FAA Initiative Promises Greater Efficiency, Lower Emissions at HJIA

Air Traffic Controllers at Atlanta’s airport guide incoming aircraft.

Watching a computer screen just above  a panoramic window of Hartsfield-Jackson International Airport,  air traffic controllers direct planes as they come in to land.

To get to the runways, controllers instruct planes to descend a little, level off, then descending a little more.

Acting Federal Aviation Administration Administrator  Michael Huerta likens it to someone walking down a set of stairs.

“It’s the aviation equivalent of stop-and-go driving along the highway,” he says.   In other words, slow and inefficient.
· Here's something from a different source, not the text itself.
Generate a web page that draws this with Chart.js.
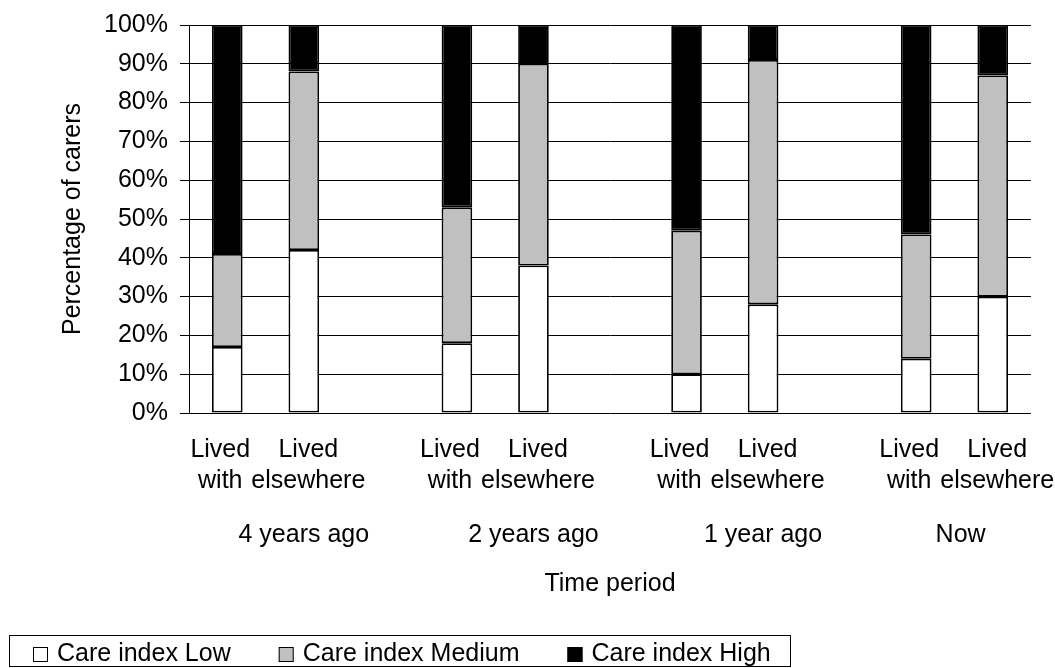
<!DOCTYPE html>
<html>
<head>
<meta charset="utf-8">
<script src="https://cdn.jsdelivr.net/npm/chart.js@4/dist/chart.umd.min.js"></script>
<style>
  html, body { margin: 0; padding: 0; background: #fff; }
  #wrap { width: 1055px; height: 668px; position: relative; }
</style>
</head>
<body>
<div id="wrap"><canvas id="careChart"></canvas></div>
<script>
const categories = [
    ['Lived', 'with'], ['Lived', 'elsewhere'], '',
    ['Lived', 'with'], ['Lived', 'elsewhere'], '',
    ['Lived', 'with'], ['Lived', 'elsewhere'], '',
    ['Lived', 'with'], ['Lived', 'elsewhere']
];
const lowValues = [17, 42, null, 18, 38, null, 10, 28, null, 14, 30];
const mediumValues = [24, 46, null, 35, 52, null, 37, 63, null, 32, 57];
const highValues = [59, 12, null, 47, 10, null, 53, 9, null, 54, 13];

const groupLabels = ['4 years ago', '2 years ago', '1 year ago', 'Now'];
const groupCenters = [1, 4, 7, 9.58];

const yTicks = [0, 10, 20, 30, 40, 50, 60, 70, 80, 90, 100];

const fontFamily = '"Liberation Sans", Arial, Helvetica, sans-serif';
Chart.defaults.font.family = fontFamily;
Chart.defaults.color = '#000';

// Excel pushes the two labels of a pair slightly apart
const pairShift = [-7, 4.5, 0];

// category labels (both levels) drawn from the x scale
const xLabelPlugin = {
    id: 'xLabels',
    afterDraw(chart) {
        const ctx = chart.ctx;
        const x = chart.scales.x;
        const base = chart.chartArea.bottom;
        ctx.save();
        ctx.font = '25px ' + fontFamily;
        ctx.fillStyle = '#000';
        ctx.textAlign = 'center';
        ctx.textBaseline = 'middle';
        categories.forEach((lines, i) => {
            if (!Array.isArray(lines)) return;
            const px = x.getPixelForValue(i) + pairShift[i % 3];
            lines.forEach((line, j) => ctx.fillText(line, px, base + 37 + j * 31));
        });
        groupLabels.forEach((label, i) => {
            ctx.fillText(label, x.getPixelForValue(groupCenters[i]), base + 122);
        });
        ctx.restore();
    }
};

// boxed legend under the chart
const legendBoxPlugin = {
    id: 'legendBox',
    afterDraw(chart) {
        const ctx = chart.ctx;
        ctx.save();
        ctx.strokeStyle = '#000';
        ctx.lineWidth = 1;
        ctx.strokeRect(9.5, 635.5, 781, 31);
        ctx.font = '25px ' + fontFamily;
        ctx.textAlign = 'left';
        ctx.textBaseline = 'middle';
        let cx = 33;
        chart.data.datasets.forEach(ds => {
            ctx.fillStyle = ds.backgroundColor;
            ctx.fillRect(cx, 647, 15, 15);
            ctx.strokeStyle = '#000';
            ctx.strokeRect(cx + 0.5, 647.5, 14, 14);
            ctx.fillStyle = '#000';
            ctx.fillText(ds.label, cx + 24, 654.5);
            cx += 24 + ctx.measureText(ds.label).width + 48;
        });
        ctx.restore();
    }
};

const ctxCare = document.getElementById('careChart').getContext('2d');
new Chart(ctxCare, {
    type: 'bar',
    data: {
        labels: categories,
        datasets: [
            {
                label: 'Care index Low',
                data: lowValues,
                backgroundColor: '#ffffff',
                borderColor: '#000000',
                borderWidth: 1.8,
                borderSkipped: false
            },
            {
                label: 'Care index Medium',
                data: mediumValues,
                backgroundColor: '#c0c0c0',
                borderColor: '#000000',
                borderWidth: 1.8,
                borderSkipped: false
            },
            {
                label: 'Care index High',
                data: highValues,
                backgroundColor: '#000000',
                borderColor: '#000000',
                borderWidth: 1.8,
                borderSkipped: false
            }
        ]
    },
    options: {
        responsive: true,
        maintainAspectRatio: false,
        animation: false,
        layout: { padding: { top: 25, right: 24, bottom: 49, left: 0 } },
        datasets: { bar: { barPercentage: 0.4, categoryPercentage: 1.0 } },
        plugins: {
            tooltip: { enabled: false },
            legend: { display: false }
        },
        scales: {
            x: {
                stacked: true,
                grid: { display: false, drawTicks: false },
                border: { display: false },
                ticks: { display: false },
                afterFit(scale) {
                    scale.height = 206;
                    scale.paddingLeft = 0;
                    scale.paddingRight = 0;
                },
                title: {
                    display: true,
                    text: 'Time period',
                    font: { size: 25 },
                    padding: { top: 0, bottom: 20 }
                }
            },
            y: {
                stacked: true,
                min: 0,
                max: 100,
                afterBuildTicks(scale) {
                    scale.ticks = yTicks.map(v => ({ value: v }));
                },
                afterFit(scale) {
                    scale.width = 189;
                    scale.paddingTop = 0;
                    scale.paddingBottom = 0;
                },
                grid: { color: '#000', lineWidth: 1, tickLength: 9, drawTicks: true },
                border: { display: true, color: '#000', width: 1 },
                ticks: {
                    font: { size: 25 },
                    padding: 12,
                    callback: v => v + '%'
                },
                title: {
                    display: true,
                    text: 'Percentage of carers',
                    font: { size: 25 },
                    padding: { top: 58, bottom: 0 }
                }
            }
        }
    },
    plugins: [xLabelPlugin, legendBoxPlugin]
});
</script>
</body>
</html>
But Huerta says something called  “optimized profile descent” promises to change that.

The new method, now in place for some flights coming into ATL, allows planes to idle their engines and glide down one smooth slope until they reach the airport.

It’s “more like sliding down the banister,” Huerta explains.

The FAA says the new approach method will save airlines flying into Atlanta about 2.9-million gallons of fuel a year — something Delta Air Lines says is significant.

It’s all part of the FAA’s “NextGen” long-term transition from a radar-based air traffic system to GPS satellite navigation.

Charlotte Douglass International Airport will also implement the change, with dozens more airports scheduled to come online in the next few years.